Friday, July 3, 2020

Frank Dunn Williams: Pioneer Railroad Man

1853 - 1922




      Frank Dunn Williams was born in Dodgeville, Wisconsin, on May 6, 1853, the eldest child of Josiah Williams and Ellen Shand. He had 5 siblings: Mary Jane (1858), George Burrell (1859), David C. (1862), Margaret (1870) and Nellie (1876). Nellie appears to have died as a child and David never married.

      When he was a very small boy, his family moved to a farm 12 miles from Dodgeville. At the age of 19, he left the farm to go railroading and devoted the rest of his life to railroads, both steam and electric. Frank was fascinated with railroads, building new lines, extending old lines and replacing temporary construction work with permanent structures.

      In 1880, Frank married Lillian McConnell at Madison, Wisconsin. In that same year, he is listed as working as a carpenter. In 1881, he was raised to the degree of Master Mason in the Madison Lodge. Frank and Lillian had 2 children together, Nellie Reed (1885) and George Allen (1887). George was born in Olney, Illinois, almost 300 miles south of Waukegan and Nellie was probably born in Waukegan.

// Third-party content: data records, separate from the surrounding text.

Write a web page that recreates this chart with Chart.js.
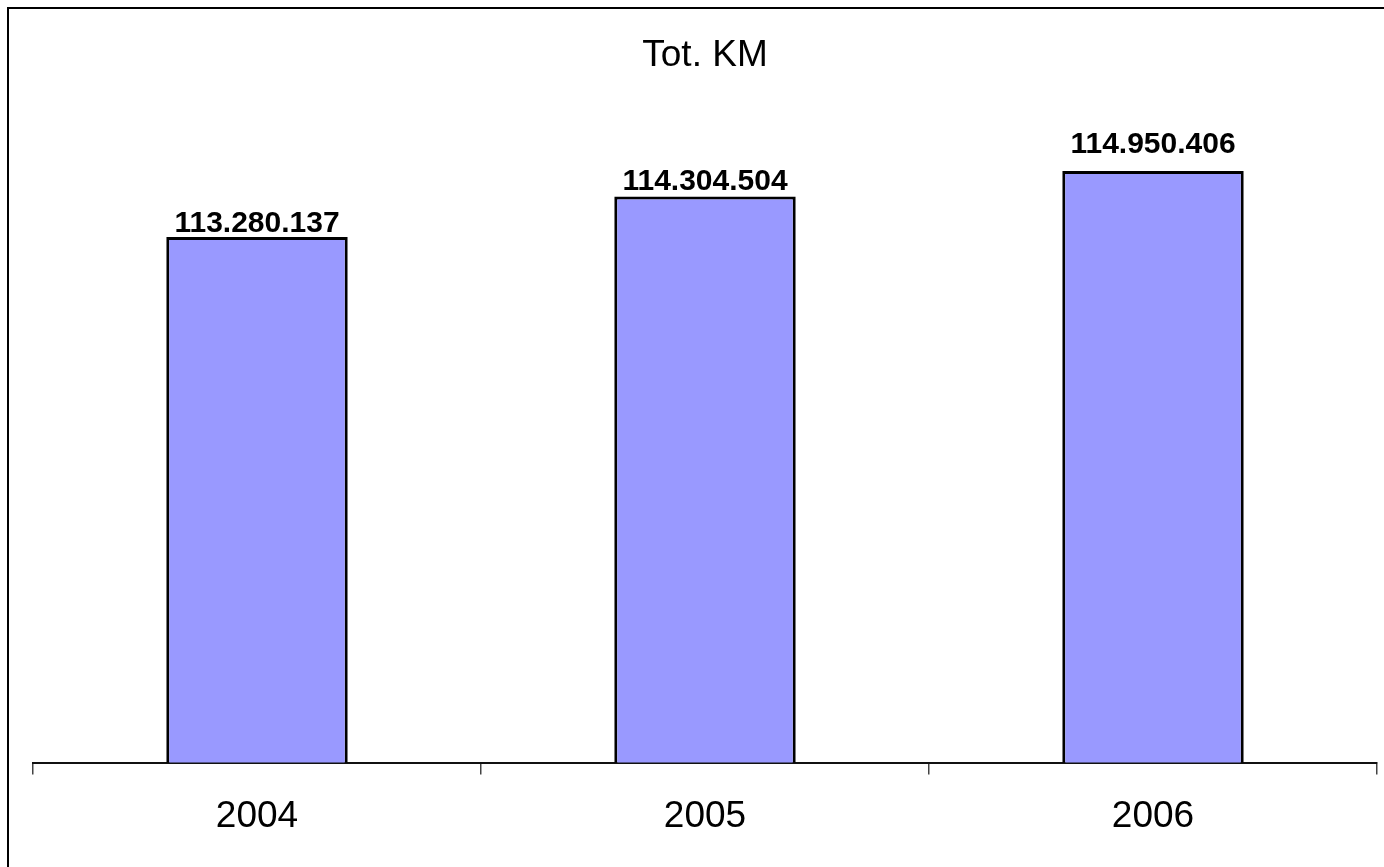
<!DOCTYPE html>
<html>
<head>
<meta charset="utf-8">
<script src="https://cdn.jsdelivr.net/npm/chart.js@4"></script>
<style>
  html, body { margin: 0; padding: 0; background: #fff; overflow: hidden; }
  #wrap { position: relative; width: 1384px; height: 867px; }
  #frame {
    position: absolute; left: 7px; top: 7px; width: 1400px; height: 900px;
    border-left: 2px solid #000; border-top: 2px solid #000; pointer-events: none;
  }
</style>
</head>
<body>
<div id="wrap">
  <canvas id="km-chart" width="1384" height="867"></canvas>
  <div id="frame"></div>
</div>
<script>
// data
const years = ['2004', '2005', '2006'];
const totKm = [113280137, 114304504, 114950406];
const yMin = 100000000;
const yMax = 116000000;

function fmtIt(n) {
  // 113280137 -> 113.280.137
  return String(n).replace(/\B(?=(\d{3})+(?!\d))/g, '.');
}

// draws value labels over the bars
const valueLabels = {
  id: 'valueLabels',
  afterDatasetsDraw(chart, args, opts) {
    const ctx = chart.ctx;
    const meta = chart.getDatasetMeta(0);
    ctx.save();
    ctx.font = 'bold 30px "Liberation Sans", Arial, sans-serif';
    ctx.fillStyle = '#000';
    ctx.textAlign = 'center';
    ctx.textBaseline = 'alphabetic';
    meta.data.forEach((bar, i) => {
      const gap = opts.gaps[i] || 6;
      ctx.fillText(fmtIt(chart.data.datasets[0].data[i]), bar.x, bar.y - gap);
    });
    ctx.restore();
  }
};

const ctx = document.getElementById('km-chart').getContext('2d');
const chart = new Chart(ctx, {
  type: 'bar',
  data: {
    labels: years,
    datasets: [{
      label: 'Tot. KM',
      data: totKm,
      backgroundColor: '#9999FF',
      borderColor: '#000',
      borderWidth: 3,
      borderSkipped: false,
      barPercentage: 0.405,
      categoryPercentage: 1.0
    }]
  },
  options: {
    responsive: false,
    animation: false,
    devicePixelRatio: 1,
    layout: { padding: { left: 33, right: 7, top: 0, bottom: 8 } },
    plugins: {
      legend: { display: false },
      tooltip: { enabled: false },
      title: {
        display: true,
        text: 'Tot. KM',
        color: '#000',
        font: { family: '"Liberation Sans", Arial, sans-serif', size: 37, weight: 'normal', lineHeight: 1.2 },
        padding: { top: 34, bottom: 51 }
      },
      valueLabels: { gaps: [5, 6, 18] }
    },
    scales: {
      y: { display: false, min: yMin, max: yMax },
      x: {
        offset: true,
        border: { display: true, color: '#111', width: 2 },
        grid: { offset: true, drawOnChartArea: false, drawTicks: true, tickLength: 12, color: '#444', lineWidth: 1.5 },
        ticks: {
          color: '#000',
          padding: 20,
          font: { family: '"Liberation Sans", Arial, sans-serif', size: 37 }
        }
      }
    }
  },
  plugins: [valueLabels]
});
</script>
</body>
</html>
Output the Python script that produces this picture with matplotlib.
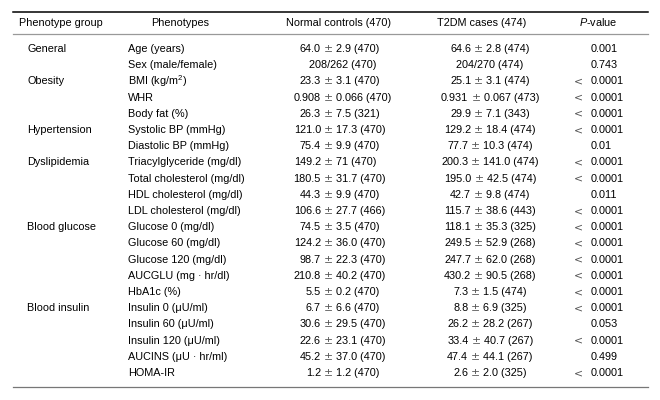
"""Baseline characteristics table for T2DM cases and normal controls."""

import matplotlib.pyplot as plt
from matplotlib.offsetbox import AnnotationBbox, HPacker, TextArea

plt.rcParams['font.family'] = ['Liberation Sans', 'DejaVu Sans']
plt.rcParams['mathtext.fontset'] = 'custom'
plt.rcParams['mathtext.rm'] = 'Liberation Sans'
plt.rcParams['mathtext.it'] = 'Liberation Sans:italic'

headers = ["Phenotype group", "Phenotypes", "Normal controls (470)",
           "T2DM cases (474)", "P-value"]

groups = ["General", "", "Obesity", "", "", "Hypertension", "",
          "Dyslipidemia", "", "", "", "Blood glucose", "", "", "", "",
          "Blood insulin", "", "", "", ""]

phenotypes = [
    "Age (years)", "Sex (male/female)", "BMI (kg/m$^2$)", "WHR",
    "Body fat (%)", "Systolic BP (mmHg)", "Diastolic BP (mmHg)",
    "Triacylglyceride (mg/dl)", "Total cholesterol (mg/dl)",
    "HDL cholesterol (mg/dl)", "LDL cholesterol (mg/dl)",
    "Glucose 0 (mg/dl)", "Glucose 60 (mg/dl)", "Glucose 120 (mg/dl)",
    "AUCGLU (mg \u00b7 hr/dl)", "HbA1c (%)", "Insulin 0 (\u03bcU/ml)",
    "Insulin 60 (\u03bcU/ml)", "Insulin 120 (\u03bcU/ml)",
    "AUCINS (\u03bcU \u00b7 hr/ml)", "HOMA-IR",
]

# mean, sd, n  (Sex row given as a ratio)
normal_mean = ["64.0", "208/262", "23.3", "0.908", "26.3", "121.0", "75.4",
               "149.2", "180.5", "44.3", "106.6", "74.5", "124.2", "98.7",
               "210.8", "5.5", "6.7", "30.6", "22.6", "45.2", "1.2"]
normal_sd = ["2.9", "", "3.1", "0.066", "7.5", "17.3", "9.9", "71", "31.7",
             "9.9", "27.7", "3.5", "36.0", "22.3", "40.2", "0.2", "6.6",
             "29.5", "23.1", "37.0", "1.2"]
normal_n = [470, 470, 470, 470, 321, 470, 470, 470, 470, 470, 466, 470, 470,
            470, 470, 470, 470, 470, 470, 470, 470]

t2dm_mean = ["64.6", "204/270", "25.1", "0.931", "29.9", "129.2", "77.7",
             "200.3", "195.0", "42.7", "115.7", "118.1", "249.5", "247.7",
             "430.2", "7.3", "8.8", "26.2", "33.4", "47.4", "2.6"]
t2dm_sd = ["2.8", "", "3.1", "0.067", "7.1", "18.4", "10.3", "141.0", "42.5",
           "9.8", "38.6", "35.3", "52.9", "62.0", "90.5", "1.5", "6.9",
           "28.2", "40.7", "44.1", "2.0"]
t2dm_n = [474, 474, 474, 473, 343, 474, 474, 474, 474, 474, 443, 325, 268,
          268, 268, 474, 325, 267, 267, 267, 325]

p_values = ["0.001", "0.743", "< 0.0001", "< 0.0001", "< 0.0001", "< 0.0001",
            "0.01", "< 0.0001", "< 0.0001", "0.011", "< 0.0001", "< 0.0001",
            "< 0.0001", "< 0.0001", "< 0.0001", "< 0.0001", "< 0.0001",
            "0.053", "< 0.0001", "0.499", "< 0.0001"]

fig = plt.figure(figsize=(6.6, 4.0), dpi=100)
ax = fig.add_axes([0, 0, 1, 1])
ax.set_xlim(0, 660)
ax.set_ylim(400, 0)
ax.axis("off")

fs = 7.8
pm = "\u00b1"
sym = ["DejaVu Sans"]
pm_color = "#555555"

# rules
ax.plot([13, 648], [11.5, 11.5], color="black", lw=1.1)
ax.plot([13, 648], [33.5, 33.5], color="#999999", lw=0.9)
ax.plot([13, 648], [387, 387], color="#777777", lw=0.9)

# header
header_y = 22.5
ax.text(19, header_y, headers[0], fontsize=fs, ha="left", va="center")
ax.text(180, header_y, headers[1], fontsize=fs, ha="center", va="center")
ax.text(338, header_y, headers[2], fontsize=fs, ha="center", va="center")
ax.text(482, header_y, headers[3], fontsize=fs, ha="center", va="center")
ax.text(598, header_y, "$\\it{P}$-value", fontsize=fs, ha="center",
        va="center")


def centered_value(x, y, mean, sd, n):
    """Mean, a plus-minus sign and 'sd (n)', centred at x."""
    parts = [
        TextArea(mean, textprops=dict(fontsize=fs)),
        TextArea(pm, textprops=dict(fontsize=fs, family=sym,
                                    color=pm_color)),
        TextArea(f"{sd} ({n})", textprops=dict(fontsize=fs)),
    ]
    box = HPacker(children=parts, align="baseline", pad=0, sep=2.2)
    ab = AnnotationBbox(box, (x, y), xycoords="data", frameon=False,
                        box_alignment=(0.5, 0.5), pad=0)
    ax.add_artist(ab)


row0 = 49
step = 16.2
for i, name in enumerate(phenotypes):
    y = row0 + i * step
    if groups[i]:
        ax.text(27, y, groups[i], fontsize=fs, ha="left", va="center")
    ax.text(128, y, name, fontsize=fs, ha="left", va="center")

    if normal_sd[i]:
        ax.text(321, y, normal_mean[i], fontsize=fs, ha="right", va="center")
        ax.text(328.5, y, pm, fontsize=fs, ha="center", va="center",
                family=sym, color=pm_color)
        ax.text(336, y, f"{normal_sd[i]} ({normal_n[i]})", fontsize=fs,
                ha="left", va="center")
        centered_value(490, y, t2dm_mean[i], t2dm_sd[i], t2dm_n[i])
    else:
        ax.text(343, y, f"{normal_mean[i]} ({normal_n[i]})", fontsize=fs,
                ha="center", va="center")
        ax.text(490, y, f"{t2dm_mean[i]} ({t2dm_n[i]})", fontsize=fs,
                ha="center", va="center")

    p = p_values[i]
    if p.startswith("<"):
        ax.text(578, y, "<", fontsize=fs, ha="center", va="center",
                family=sym, color=pm_color)
        ax.text(591, y, p[2:], fontsize=fs, ha="left", va="center")
    else:
        ax.text(591, y, p, fontsize=fs, ha="left", va="center")

fig.savefig("out.png", dpi=100)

      In 1889, Frank and Lillian came to Waukegan, where Frank built railroad sidings and yards for the Washburne and Moen company, later absorbed by the American (US) Steel and Wire Company. For almost 20 years, he was employed by the North Shore electric line. He served with the crew which built the new line from North Chicago to Milwaukee and was later made road master in charge of the line from Waukegan to Evanston. In 1919, a strike at the US Steel and Wire Company, led to a call for intervention from the state militia. This could likely have impacted either Frank or his son George.
   
      In 1895, Frank's brother David came to live with Frank and was a wire worker. But David was a rolling stone and by 1900, he was living with his cousin in Deer Creek, Nebraska, where he died 2 years later at age 39. In August 1901, Frank purchased a lot in the subdivision known as Waukegan Highlands, in North Chicago Village, from The American Steel and Wire Company. By 1907, he owned the lot free of a mortgage. By 1910, he was living at 553 Ash Street, later renumbered to 728 Ash Street, where Dad lived as a boy. In the 1920 census, Frank and Lillian still lived on Ash Street. Nellie was living with them and teaching in a public school. Their son George was living there with his wife Anna and was a laborer for American Steel and Wire Company. In addition, adopted daughter Margaret, age 12, was living with them. Margaret was a student of Nellie's who was quite poor.

      Frank Williams died on November 25, 1922, age 69, in Waukegan, of heart disease (listed as myocarditis). Funeral services, led by a Methodist minister, were held at the home, with Masons from Lodge #78 participating. Frank is buried in North Shore Garden of Memories in North Chicago.